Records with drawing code
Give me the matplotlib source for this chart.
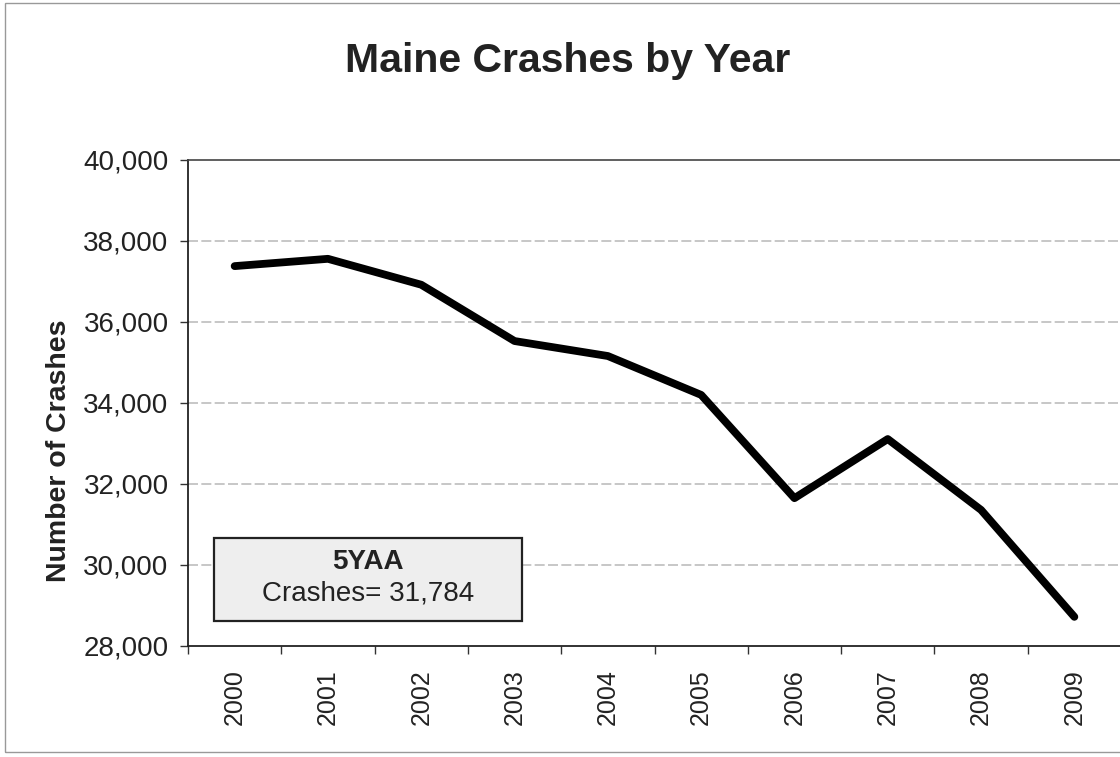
import matplotlib
matplotlib.use("Agg")
import matplotlib.pyplot as plt
from matplotlib.patches import Rectangle

years = ["2000", "2001", "2002", "2003", "2004", "2005", "2006", "2007", "2008", "2009"]
crashes = [37380, 37560, 36920, 35530, 35160, 34200, 31650, 33110, 31360, 28720]
yticks = [28000, 30000, 32000, 34000, 36000, 38000, 40000]
title = "Maine Crashes by Year"
ylabel = "Number of Crashes"
box_title = "5YAA"
box_text = "Crashes= 31,784"

plt.rcParams['font.family'] = ['Liberation Sans', 'DejaVu Sans']

W, H = 1120, 757
fig = plt.figure(figsize=(W/100, H/100), dpi=100)
L, R, T, B = 188, 1121, 160, 646
ax = fig.add_axes([L/W, 1 - B/H, (R-L)/W, (B-T)/H])

x = list(range(len(years)))
ax.plot(x, crashes, color='black', lw=5.6, solid_capstyle='round', solid_joinstyle='round', zorder=3)

ax.set_xlim(-0.5, len(years) - 0.5)
ax.set_ylim(28000, 40000)
ax.set_yticks(yticks)
ax.set_yticklabels([f"{v:,}" for v in yticks], fontsize=20, color='#222222')
ax.set_xticks([i - 0.5 for i in range(len(years) + 1)])
ax.set_xticklabels([])
ax.set_xticks(x, minor=True)
ax.set_xticklabels(years, minor=True, rotation=90, fontsize=18, color='#222222')
ax.tick_params(axis='x', which='major', length=6, width=1, direction='out', color='#333333')
ax.tick_params(axis='x', which='minor', length=0, pad=17)
ax.tick_params(axis='y', length=6, width=1, direction='out', color='#333333', pad=8)

for v in yticks[1:-1]:
    ax.axhline(v, color='#bdbdbd', lw=1.2, ls=(0, (6, 2)), zorder=1)

ax.spines['right'].set_visible(False)
ax.spines['top'].set_color('#444444')
ax.spines['top'].set_linewidth(1.2)
ax.spines['left'].set_color('#222222')
ax.spines['bottom'].set_color('#222222')
ax.spines['left'].set_linewidth(1.3)
ax.spines['bottom'].set_linewidth(1.3)

ax.set_ylabel(ylabel, fontsize=20.5, fontweight='bold', color='#222222')
ax.yaxis.set_label_coords((72 - L)/(R-L), (B - 451)/(B-T))

fig.text(568/W, 1 - 61/H, title, ha='center', va='center', fontsize=29.5, fontweight='bold', color='#222222')

bx0, bx1, by0, by1 = 214, 522, 538, 621
ax.add_patch(Rectangle(((bx0-L)/(R-L), (B-by1)/(B-T)), (bx1-bx0)/(R-L), (by1-by0)/(B-T),
                       transform=ax.transAxes, facecolor='#eeeeee', edgecolor='#222222', lw=1.6, zorder=4))
cx = ((bx0+bx1)/2 - L)/(R-L)
ax.text(cx, (B-562)/(B-T), box_title, transform=ax.transAxes, ha='center', va='center',
        fontsize=20, fontweight='bold', color='#222222', zorder=5)
ax.text(cx, (B-594)/(B-T), box_text, transform=ax.transAxes, ha='center', va='center',
        fontsize=20, color='#222222', zorder=5)

fig.add_artist(Rectangle((5/W, 1 - 752/H), 1.2, (752-3)/H, transform=fig.transFigure,
                         fill=False, edgecolor='#999999', lw=1))

fig.savefig("out.png", dpi=100)
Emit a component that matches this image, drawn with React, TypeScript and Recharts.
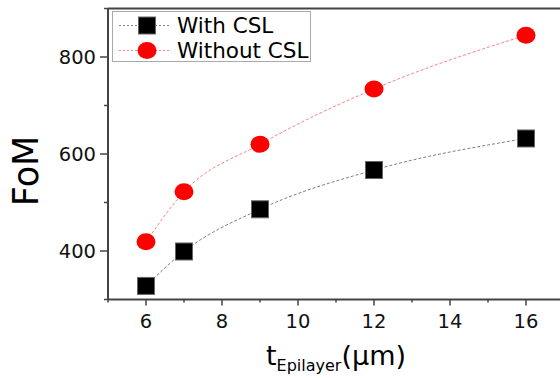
import { LineChart, Line, XAxis, YAxis, ReferenceLine, Legend } from 'recharts';

const thickness = [6, 7, 9, 12, 16];
const fomWithCSL = [328, 399, 486, 567, 632];
const fomWithoutCSL = [419, 522, 620, 734, 845];
const xTicks = [5, 6, 7, 8, 9, 10, 11, 12, 13, 14, 15, 16, 17];
const yTicks = [300, 400, 500, 600, 700, 800, 900];
const xLabelled = [6, 8, 10, 12, 14, 16];
const yLabelled = [400, 600, 800];

const FONT = '"DejaVu Sans", "Liberation Sans", Arial, sans-serif';
const AXIS = '#444';

const data = thickness.map((t, i) => ({
  t,
  withCSL: fomWithCSL[i],
  withoutCSL: fomWithoutCSL[i],
}));

const XTick = ({ x, y, payload }: any) => {
  const major = xLabelled.includes(payload.value);
  return (
    <g>
      <line x1={x} x2={x} y1={y} y2={y + (major ? 6 : 3)} stroke={AXIS} strokeWidth={1.5} />
      {major && (
        <text x={x} y={y + 28} textAnchor="middle" fontSize={19.5} fill="#111" fontFamily={FONT}>
          {payload.value}
        </text>
      )}
    </g>
  );
};

const YTick = ({ x, y, payload }: any) => {
  const major = yLabelled.includes(payload.value);
  return (
    <g>
      <line x1={x - (major ? 8 : 4)} x2={x} y1={y} y2={y} stroke={AXIS} strokeWidth={1.5} />
      {major && (
        <text x={x - 12} y={y + 7} textAnchor="end" fontSize={19.5} fill="#111" fontFamily={FONT}>
          {payload.value}
        </text>
      )}
    </g>
  );
};

const SquareDot = ({ cx, cy, index }: any) => (
  <rect key={`sq-${index}`} x={cx - 8.5} y={cy - 8.5} width={17} height={17} fill="#000" stroke="#666" strokeWidth={1} />
);

const CircleDot = ({ cx, cy, index }: any) => (
  <ellipse key={`ci-${index}`} cx={cx} cy={cy} rx={9.5} ry={8.5} fill="#ff0000" />
);

const LegendBox = () => (
  <div
    style={{
      width: 199,
      height: 51,
      boxSizing: 'border-box',
      border: '1px solid #aaa',
      background: '#fff',
      fontFamily: FONT,
      fontSize: 21.5,
      color: '#000',
      paddingTop: 1,
    }}
  >
    {[
      { name: 'With CSL', line: '#808080', square: true },
      { name: 'Without CSL', line: '#ff8080', square: false },
    ].map(item => (
      <div key={item.name} style={{ display: 'flex', alignItems: 'center', height: 25 }}>
        <svg width={64} height={25} style={{ display: 'block' }}>
          <line x1={6} x2={58} y1={12.5} y2={12.5} stroke={item.line} strokeWidth={1} strokeDasharray="2 2" />
          {item.square ? (
            <rect x={25.5} y={4} width={17} height={17} fill="#000" stroke="#666" />
          ) : (
            <ellipse cx={34} cy={12.5} rx={9.5} ry={8.5} fill="#ff0000" />
          )}
        </svg>
        <span style={{ lineHeight: '25px', whiteSpace: 'nowrap' }}>{item.name}</span>
      </div>
    ))}
  </div>
);

const XLabel = ({ viewBox }: any) => (
  <text
    x={viewBox.x + viewBox.width / 2}
    y={viewBox.y + 65.5}
    textAnchor="middle"
    fontSize={27}
    fill="#000"
    fontFamily={FONT}
  >
    <tspan>t</tspan>
    <tspan fontSize={16} dy={6}>Epilayer</tspan>
    <tspan dy={-6}>(μm)</tspan>
  </text>
);

const YLabel = ({ viewBox }: any) => {
  const x = viewBox.x + 38;
  const y = viewBox.y + viewBox.height / 2 + 17;
  return (
    <text x={x} y={y} transform={`rotate(-90 ${x} ${y})`} textAnchor="middle" fontSize={35} fill="#000" fontFamily={FONT}>
      FoM
    </text>
  );
};

export default function App() {
  return (
    <div style={{ position: 'fixed', left: 0, top: 0, width: 560, height: 378, overflow: 'hidden', background: '#fff' }}>
      <LineChart width={580} height={378} data={data} margin={{ top: 8.5, right: 16, bottom: 48.5, left: 0 }}>
        <XAxis
          dataKey="t"
          type="number"
          domain={[5, 17]}
          ticks={xTicks}
          interval={0}
          height={30}
          tickSize={0}
          tickMargin={0}
          tick={<XTick />}
          axisLine={{ stroke: AXIS, strokeWidth: 2 }}
          label={<XLabel />}
        />
        <YAxis
          type="number"
          domain={[300, 900]}
          ticks={yTicks}
          interval={0}
          width={108}
          tickSize={0}
          tickMargin={0}
          tick={<YTick />}
          axisLine={{ stroke: AXIS, strokeWidth: 2 }}
          label={<YLabel />}
        />
        <ReferenceLine y={900} stroke={AXIS} strokeWidth={2} />
        <Legend
          layout="vertical"
          align="center"
          verticalAlign="middle"
          content={<LegendBox />}
          wrapperStyle={{ left: 112, top: 11, width: 199 }}
        />
        <Line
          dataKey="withCSL"
          name="With CSL"
          type="monotone"
          stroke="#808080"
          strokeWidth={1}
          strokeDasharray="3 2"
          dot={<SquareDot />}
          isAnimationActive={false}
        />
        <Line
          dataKey="withoutCSL"
          name="Without CSL"
          type="monotone"
          stroke="#ff8080"
          strokeWidth={1}
          strokeDasharray="3 2"
          dot={<CircleDot />}
          isAnimationActive={false}
        />
      </LineChart>
    </div>
  );
}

What the exercise asks
Where does the word "this" appear? Return each line that holds it.

Correct output
Give me the matplotlib source for this chart.
Emit a component that matches this image, drawn with React, TypeScript and Recharts.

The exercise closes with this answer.